О скопчество — страна, где бурый колчедан
Буравит ливней клюв, сквозь хмару и туман,
Где дятел-Маята долбит народов ствол
И Оспа с Колтуном навастривают кол,
Чтобы вонзить его в богоневестный зад
Вселенной матери и чаше всех услад!

О скопчество — арап на пламенном коне,
Гадательный узор о незакатном дне,
Когда безудый муж, как отблес маргарит,
Стокрылых сыновей и ангелов родит!
Когда колдунью-Страсть с владыкою-Блудом
Мы в ввоз потерь и бед одрами запржем,
Чтоб время-ломовик об них сломало кнут.

Пусть критики меня невеждой назовут.

Культурно-духовный облик Клюева таинственно двоился. Ни для кого не было секретом, что он из староверов-раскольников, да он и не скрывал, — и то, что протопоп Аввакум в его духовном балансе важнее, скажем, Толстого, тоже никого не удивляло. Смущало другое: Клюева считали хлыстом, и находили у него хлыстовские мотивы. Трудно было примирить древлее благочестие аввакумовца с оргийностью клюевских стихов, — а он еще не только хлыстовские гимны сочинял, но и скопчество воспевал, как мы видели. Но здесь как раз легко находится объясняющий прием: оргийность, дионисизм Клюева не столько от хлыстов у него идет как от живого опыта, от его собственных идиосинкразий. Клюев был гомосексуалист — и куда круче, чем другой тогдашний поэт сходного склада — Михаил Кузмин писал об этом своем опыте. Кузмин — в сущности гомосексуальная баня, из тех, что так пышно развелись в американских городах в семидесятые годы прошлого века — пока не разразилась эпидемия СПИДа; а Клюев придает своим сексуальным сдвигам религиозную окраску. Христос у него — эротический партнер: и невеста, и жених, и сын одновременно, он беременен Христом.

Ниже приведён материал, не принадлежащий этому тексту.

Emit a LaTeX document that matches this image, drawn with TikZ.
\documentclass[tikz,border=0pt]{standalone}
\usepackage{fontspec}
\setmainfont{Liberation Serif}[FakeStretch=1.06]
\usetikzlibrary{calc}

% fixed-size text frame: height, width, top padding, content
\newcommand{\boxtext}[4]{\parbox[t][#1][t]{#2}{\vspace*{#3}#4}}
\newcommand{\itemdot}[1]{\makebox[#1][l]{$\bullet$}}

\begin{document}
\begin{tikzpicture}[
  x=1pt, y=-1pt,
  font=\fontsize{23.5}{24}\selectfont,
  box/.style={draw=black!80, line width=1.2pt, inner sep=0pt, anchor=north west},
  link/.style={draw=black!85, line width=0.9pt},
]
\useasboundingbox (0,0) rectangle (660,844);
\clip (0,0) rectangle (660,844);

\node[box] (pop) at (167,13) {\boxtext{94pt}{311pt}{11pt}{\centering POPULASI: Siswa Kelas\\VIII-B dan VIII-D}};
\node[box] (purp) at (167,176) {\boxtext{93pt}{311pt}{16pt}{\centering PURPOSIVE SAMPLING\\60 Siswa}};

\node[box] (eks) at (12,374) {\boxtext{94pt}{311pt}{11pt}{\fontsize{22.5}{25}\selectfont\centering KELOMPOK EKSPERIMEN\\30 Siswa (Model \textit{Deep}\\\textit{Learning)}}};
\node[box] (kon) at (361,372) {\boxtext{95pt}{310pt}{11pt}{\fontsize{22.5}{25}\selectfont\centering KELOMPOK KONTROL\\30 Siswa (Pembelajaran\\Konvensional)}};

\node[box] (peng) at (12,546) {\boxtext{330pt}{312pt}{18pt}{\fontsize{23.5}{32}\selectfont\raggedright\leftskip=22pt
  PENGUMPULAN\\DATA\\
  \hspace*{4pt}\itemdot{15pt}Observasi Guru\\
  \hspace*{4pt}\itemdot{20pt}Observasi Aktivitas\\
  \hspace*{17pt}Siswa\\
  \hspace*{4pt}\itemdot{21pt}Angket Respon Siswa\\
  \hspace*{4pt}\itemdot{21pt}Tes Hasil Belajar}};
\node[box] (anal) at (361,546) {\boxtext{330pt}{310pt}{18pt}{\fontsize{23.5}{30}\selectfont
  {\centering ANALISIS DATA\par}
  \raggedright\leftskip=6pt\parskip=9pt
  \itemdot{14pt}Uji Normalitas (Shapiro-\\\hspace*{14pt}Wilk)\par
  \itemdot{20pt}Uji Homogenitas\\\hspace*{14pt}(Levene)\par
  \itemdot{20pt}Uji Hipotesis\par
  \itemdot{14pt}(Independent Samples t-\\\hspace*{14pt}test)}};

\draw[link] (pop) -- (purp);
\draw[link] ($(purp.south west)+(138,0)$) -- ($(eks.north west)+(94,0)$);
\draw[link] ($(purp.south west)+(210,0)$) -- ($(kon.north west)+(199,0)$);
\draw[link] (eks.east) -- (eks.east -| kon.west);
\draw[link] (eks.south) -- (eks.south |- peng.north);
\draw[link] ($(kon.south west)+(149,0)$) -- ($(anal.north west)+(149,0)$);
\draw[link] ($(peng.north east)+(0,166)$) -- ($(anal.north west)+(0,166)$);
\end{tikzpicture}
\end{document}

Христос! Я — буренка мирская, страдальная, —

Пусть доит Земля мою жизнь-молоко…
Как якорь на дне, так душа огнепальная
Тоскует о брачном, лебяжьем Садко.
Родить бы предвечного, вещего, струнного,
И сыну отдать ложесна и сосцы…
Увы! От октябрьского солнца чугунного
Лишь кит зачинает да злые песцы.

И в то же время:

Радуйтесь, братья, беременен я
От поцелуев и ядер коня.

Петербургские эстеты, да и люди с душой, как Блок, ждали от Клюева воссияния мужицкой правды, а он просто явил еще один вариант гомосексуализма в мастерски написанных стихах. Клюев не реализовал народнический миф, а привел его к концу, порушил собственным явлением некоего сверхординарного Садко, которого не удивить заморскими диковинками. Он сам такая диковинка.

Но вот это и было в нем «Европой», причем, по известной квалификации, Европой-А. С такими мужиками Россия имела все шансы действительно удивить мир культурным цветением необычайного толка. Клюев делал в культуре то, чем уже прославились в Европе Стравинский и Рерих. Поэту, носителю языка, приобрести международный резонанс труднее. Да и не дали Клюеву развернуться. В стране большевиков он был, конечно, обречен.

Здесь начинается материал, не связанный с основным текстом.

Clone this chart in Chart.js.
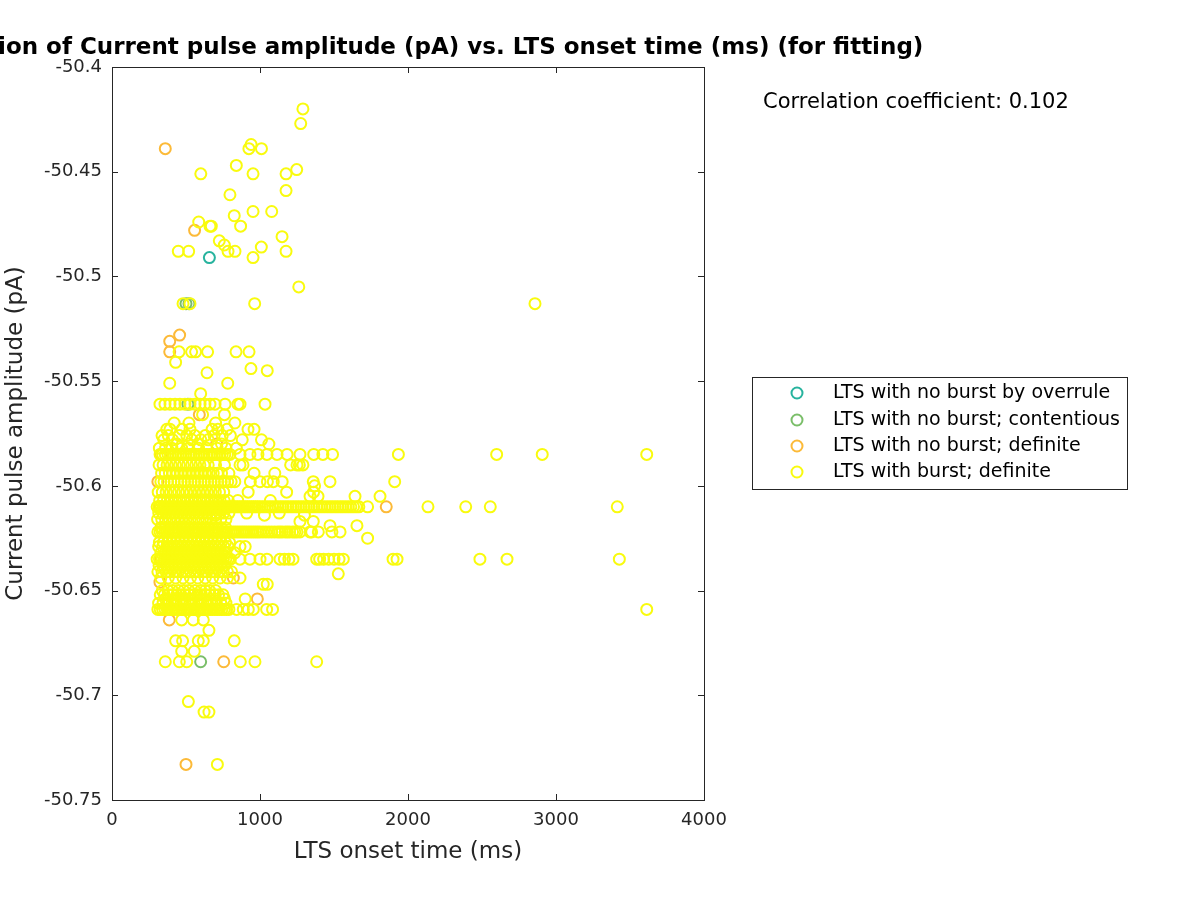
<!DOCTYPE html>
<html>
<head>
<meta charset="utf-8">
<script src="https://cdn.jsdelivr.net/npm/chart.js@4.4.1/dist/chart.umd.min.js"></script>
<style>
  body { margin: 0; background: #fff; }
  canvas { display: block; }
</style>
</head>
<body>
<canvas id="myScatter" width="1200" height="900"></canvas>
<script>
// --- data: y level (pA) and onset times (ms) at that level ---
var burstY = [-50.420, -50.427, -50.437, -50.439, -50.447, -50.449, -50.451, -50.459, -50.461, -50.469,
  -50.471, -50.474, -50.476, -50.481, -50.483, -50.485, -50.486, -50.488, -50.491, -50.505,
  -50.513, -50.536, -50.541, -50.544, -50.545, -50.546, -50.551, -50.556, -50.561, -50.566,
  -50.570, -50.573, -50.578, -50.580, -50.585, -50.590, -50.598, -50.600, -50.603, -50.605,
  -50.610, -50.614, -50.616, -50.617, -50.619, -50.622, -50.625, -50.629, -50.635, -50.641,
  -50.642, -50.644, -50.647, -50.650, -50.654, -50.659, -50.664, -50.669, -50.674, -50.679,
  -50.684, -50.703, -50.708, -50.733,
  -50.576, -50.582, -50.594, -50.607, -50.613, -50.620, -50.627, -50.632, -50.638, -50.652, -50.656];
var burstX = [
  [1290], [1275], [940], [925, 1010], [840], [1248], [600, 953, 1176], [1176], [797], [953, 1079],
  [826], [586], [662, 671, 869], [1149], [725], [759], [1009], [448, 518, 784, 831, 1176], [953], [1262],
  [480, 527, 964, 2858], [453, 538, 565, 646, 838, 926], [430], [939], [1049], [642], [390, 782], [599],
  [324, 358, 392, 426, 459, 493, 527, 561, 595, 628, 662, 696, 764, 851, 865, 1034],
  [612, 760],
  [420, 520, 700, 830],
  [370, 392, 473, 527, 676, 716, 777, 919, 960],
  [350, 410, 540, 600, 650, 880, 1010],
  [440, 520, 580, 740, 1060],
  [325, 342, 360, 378, 395, 412, 430, 448, 465, 482, 500, 518, 535, 552, 570, 588, 605, 622, 640, 658,
   675, 692, 710, 728, 745, 762, 780, 797, 865, 932, 986, 1047, 1115, 1183, 1270, 1363, 1425, 1490,
   1935, 2599, 2907, 3613],
  [318, 345, 372, 400, 428, 455, 482, 510, 538, 566, 594, 622, 650, 700, 760, 865, 885, 1207, 1250, 1266, 1290],
  [330, 352, 375, 398, 420, 445, 468, 490, 512, 535, 558, 580, 602, 625, 648, 670, 692, 715, 738, 760,
   782, 805, 830, 935, 1000, 1050, 1090, 1150, 1360, 1473, 1910],
  [1369],
  [312, 340, 366, 395, 422, 450, 478, 505, 532, 560, 588, 615, 643, 670, 698, 726, 755, 920, 1180, 1362],
  [1338, 1392, 1642, 1811],
  [305, 318, 331, 344, 357, 370, 384, 397, 410, 424, 437, 450, 464, 477, 490, 504, 517, 530, 544, 557,
   570, 584, 597, 610, 624, 637, 650, 664, 677, 690, 704, 717, 730, 744, 757, 770, 784, 797, 810, 824,
   837, 850, 864, 877, 890, 904, 917, 930, 944, 957, 970, 984, 997, 1015, 1032, 1050, 1068, 1085, 1103,
   1120, 1138, 1155, 1173, 1190, 1208, 1225, 1243, 1260, 1278, 1295, 1313, 1330, 1348, 1365, 1383, 1400,
   1418, 1436, 1455, 1473, 1490, 1508, 1525, 1543, 1560, 1578, 1596, 1614, 1632, 1650, 1668,
   1727, 2135, 2390, 2556, 3414],
  [700, 1030, 1300],
  [308, 336, 362, 390, 418, 445, 472, 500, 528, 556, 584, 612, 640, 668, 700, 735, 770],
  [1270, 1360],
  [1473, 1655],
  [310, 325, 340, 355, 370, 385, 400, 415, 430, 445, 460, 475, 490, 505, 520, 535, 550, 565, 580, 595,
   610, 625, 640, 655, 670, 685, 700, 715, 730, 745, 760, 775, 790, 805, 820, 835, 850, 865, 880, 895,
   910, 925, 940, 955, 970, 985, 1000, 1020, 1040, 1060, 1080, 1100, 1120, 1135, 1150, 1170, 1185, 1200,
   1220, 1235, 1250, 1270, 1338, 1349, 1394, 1486, 1541],
  [1727],
  [315, 342, 370, 398, 425, 452, 480, 508, 535, 562, 590, 618, 645, 673, 700, 728, 756, 785, 865, 900],
  [305, 321, 337, 353, 369, 385, 401, 417, 433, 449, 465, 481, 497, 513, 529, 545, 561, 577, 593, 609,
   625, 641, 657, 673, 689, 705, 721, 737, 753, 769, 785, 800, 865, 932, 1000, 1047, 1135, 1165, 1195,
   1223, 1383, 1403, 1430, 1464, 1500, 1534, 1563, 1899, 1926, 2486, 2669, 3428],
  [310, 338, 365, 392, 420, 448, 476, 503, 530, 558, 586, 614, 642, 670, 697, 724, 752, 780, 808],
  [1529],
  [330, 380, 430, 480, 530, 580, 630, 680, 730, 780, 865],
  [1022, 1049],
  [340, 378, 410, 450, 485, 520, 560, 600, 630, 660, 700],
  [360, 420, 480, 540, 600, 700, 760, 900],
  [310, 326, 342, 358, 374, 390, 406, 422, 438, 454, 470, 486, 502, 518, 534, 550, 566, 582, 598, 614,
   630, 646, 662, 678, 694, 710, 726, 742, 758, 774, 790, 842, 887, 921, 955, 1045, 1085, 3613],
  [471, 549, 617], [655], [430, 477, 583, 617, 826], [471, 556],
  [360, 455, 505, 867, 966, 1383], [516], [622, 655], [712],
  // in-between rows of the dense block
  [338, 380, 455, 505, 560, 630, 690, 745, 800],
  [320, 362, 405, 470, 515, 585, 640, 710, 770, 840],
  [335, 360, 388, 412, 440, 466, 494, 520, 548, 575, 602, 630, 656, 684, 712, 740, 790, 960, 1100],
  [322, 348, 374, 402, 428, 456, 484, 510, 538, 564, 592, 620, 646, 674, 702, 730, 758, 786, 850, 1070],
  [316, 344, 371, 399, 426, 454, 481, 509, 536, 563, 591, 618, 646, 673, 700, 728, 755, 790, 910, 1130],
  [334, 360, 387, 414, 441, 468, 495, 522, 550, 577, 604, 631, 658, 686, 713, 740, 768],
  [320, 348, 376, 404, 432, 459, 487, 515, 542, 570, 598, 626, 654, 682, 710, 738, 766, 794],
  [330, 357, 384, 412, 439, 466, 494, 521, 548, 576, 603, 630, 658, 685, 712, 740, 770, 830],
  [318, 346, 374, 401, 429, 457, 484, 512, 540, 567, 595, 623, 650, 678, 706, 733, 762],
  [326, 354, 382, 410, 438, 466, 494, 522, 550, 578, 606, 634, 662, 690, 720, 750],
  [315, 345, 375, 405, 435, 465, 495, 525, 555, 585, 615, 645, 675, 705, 735, 770]
];

var noBurstY = [-50.439, -50.478, -50.528, -50.531, -50.536, -50.566, -50.580, -50.585, -50.598, -50.610,
  -50.620, -50.635, -50.644, -50.646, -50.654, -50.664, -50.684, -50.733];
var noBurstX = [[360], [558], [457], [390], [390], [590], [707], [330], [310], [320, 1853],
  [330], [330], [820], [324], [982], [387], [755], [500]];

var contentiousY = [-50.513, -50.561, -50.684];
var contentiousX = [[500, 520], [513], [599]];

var overruleY = [-50.491];
var overruleX = [[658]];

var xTicks = [0, 1000, 2000, 3000, 4000];
var yTicks = [-50.75, -50.7, -50.65, -50.6, -50.55, -50.5, -50.45, -50.4];

var seriesNames = ['LTS with no burst by overrule', 'LTS with no burst; contentious',
  'LTS with no burst; definite', 'LTS with burst; definite'];
var seriesColors = ['rgb(39,179,158)', 'rgb(122,190,105)', 'rgb(252,186,56)', 'rgb(249,251,14)'];

var titleText = 'Correlation of Current pulse amplitude (pA) vs. LTS onset time (ms) (for fitting)';
var corrText = 'Correlation coefficient: 0.102';

function toPoints(ys, xs) {
  var pts = [];
  ys.forEach(function (y, i) {
    xs[i].forEach(function (x) { pts.push({ x: x, y: y }); });
  });
  return pts;
}

function makeSet(idx, ys, xs, order) {
  return {
    label: seriesNames[idx],
    data: toPoints(ys, xs),
    borderColor: seriesColors[idx],
    backgroundColor: 'rgba(0,0,0,0)',
    pointRadius: 5.5,
    pointBorderWidth: 2,
    pointHoverRadius: 5.5,
    order: order
  };
}

var ink = 'rgb(38,38,38)';
var fam = '"DejaVu Sans", sans-serif';

var decorations = {
  id: 'decorations',
  afterDatasetsDraw: function (chart) {
    var ctx = chart.ctx, a = chart.chartArea;
    var sx = chart.scales.x, sy = chart.scales.y;
    ctx.save();
    ctx.strokeStyle = ink;
    ctx.lineWidth = 1;
    ctx.strokeRect(Math.round(a.left) + 0.5, Math.round(a.top) + 0.5,
      Math.round(a.right - a.left), Math.round(a.bottom - a.top));
    ctx.beginPath();
    xTicks.forEach(function (t) {
      var px = Math.round(sx.getPixelForValue(t)) + 0.5;
      ctx.moveTo(px, a.bottom); ctx.lineTo(px, a.bottom - 6);
      ctx.moveTo(px, a.top); ctx.lineTo(px, a.top + 6);
    });
    yTicks.forEach(function (t) {
      var py = Math.round(sy.getPixelForValue(t)) + 0.5;
      ctx.moveTo(a.left, py); ctx.lineTo(a.left + 6, py);
      ctx.moveTo(a.right, py); ctx.lineTo(a.right - 6, py);
    });
    ctx.stroke();

    // title, centred on the axes and running off the left edge
    ctx.fillStyle = '#000';
    ctx.font = 'bold 23px ' + fam;
    ctx.textAlign = 'center';
    ctx.textBaseline = 'middle';
    ctx.fillText(titleText, (a.left + a.right) / 2, 48);

    ctx.font = '21px ' + fam;
    ctx.textAlign = 'left';
    ctx.fillText(corrText, 763, 103);

    // legend
    ctx.strokeStyle = ink;
    ctx.strokeRect(752.5, 377.5, 375, 112);
    ctx.font = '19px ' + fam;
    var rows = [393, 420, 446, 472];
    seriesNames.forEach(function (name, i) {
      ctx.beginPath();
      ctx.arc(797, rows[i], 5.5, 0, Math.PI * 2);
      ctx.strokeStyle = seriesColors[i];
      ctx.lineWidth = 2;
      ctx.stroke();
      ctx.fillStyle = '#000';
      ctx.fillText(name, 833, rows[i]);
    });
    ctx.restore();
  }
};

var ctx = document.getElementById('myScatter');
var myScatter = new Chart(ctx, {
  type: 'scatter',
  data: {
    datasets: [
      makeSet(3, burstY, burstX, 0),
      makeSet(0, overruleY, overruleX, 1),
      makeSet(1, contentiousY, contentiousX, 2),
      makeSet(2, noBurstY, noBurstX, 3)
    ]
  },
  options: {
    responsive: false,
    animation: false,
    devicePixelRatio: 1,
    events: [],
    layout: { padding: { left: 0, top: 67, right: 496, bottom: 0 } },
    plugins: {
      legend: { display: false },
      title: { display: false },
      tooltip: { enabled: false }
    },
    scales: {
      x: {
        type: 'linear',
        min: 0,
        max: 4000,
        afterFit: function (s) { s.height = 100; },
        afterBuildTicks: function (s) { s.ticks = xTicks.map(function (v) { return { value: v }; }); },
        ticks: {
          color: ink, font: { family: fam, size: 18 }, padding: 10, maxRotation: 0,
          callback: function (v) { return String(v); }
        },
        grid: { display: false, drawTicks: false },
        border: { display: false },
        title: { display: true, text: 'LTS onset time (ms)', color: ink,
          font: { family: fam, size: 23 }, padding: { bottom: 34 } }
      },
      y: {
        type: 'linear',
        min: -50.75,
        max: -50.4,
        afterFit: function (s) { s.width = 112; },
        afterBuildTicks: function (s) { s.ticks = yTicks.map(function (v) { return { value: v }; }); },
        ticks: {
          color: ink, font: { family: fam, size: 18 }, padding: 10,
          callback: function (v) { return parseFloat(v.toFixed(2)).toString(); }
        },
        grid: { display: false, drawTicks: false },
        border: { display: false },
        title: { display: true, text: 'Current pulse amplitude (pA)', color: ink,
          font: { family: fam, size: 23 }, padding: { top: 2 } }
      }
    }
  },
  plugins: [decorations]
});
</script>
</body>
</html>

Клюев любил мистификации, подыгрывал господам, искавшим сермяжную правду: «Свить сенный воз мудрее, чем создать «Войну и мир» иль Шиллера балладу». Соблазн был в том, что сами господа склонны были такому верить.

Европеизм Клюева — мастерство, профессиональная литературная работа — отнюдь не «нутро». Он — «цеховой» в хорошем старом средневековом европейском смысле. А всякое мастерство питается преображенной энергией страсти:

О пиры моих уд, мрак мужицкого сна, —
Над могилой судеб бурных ангелов рой!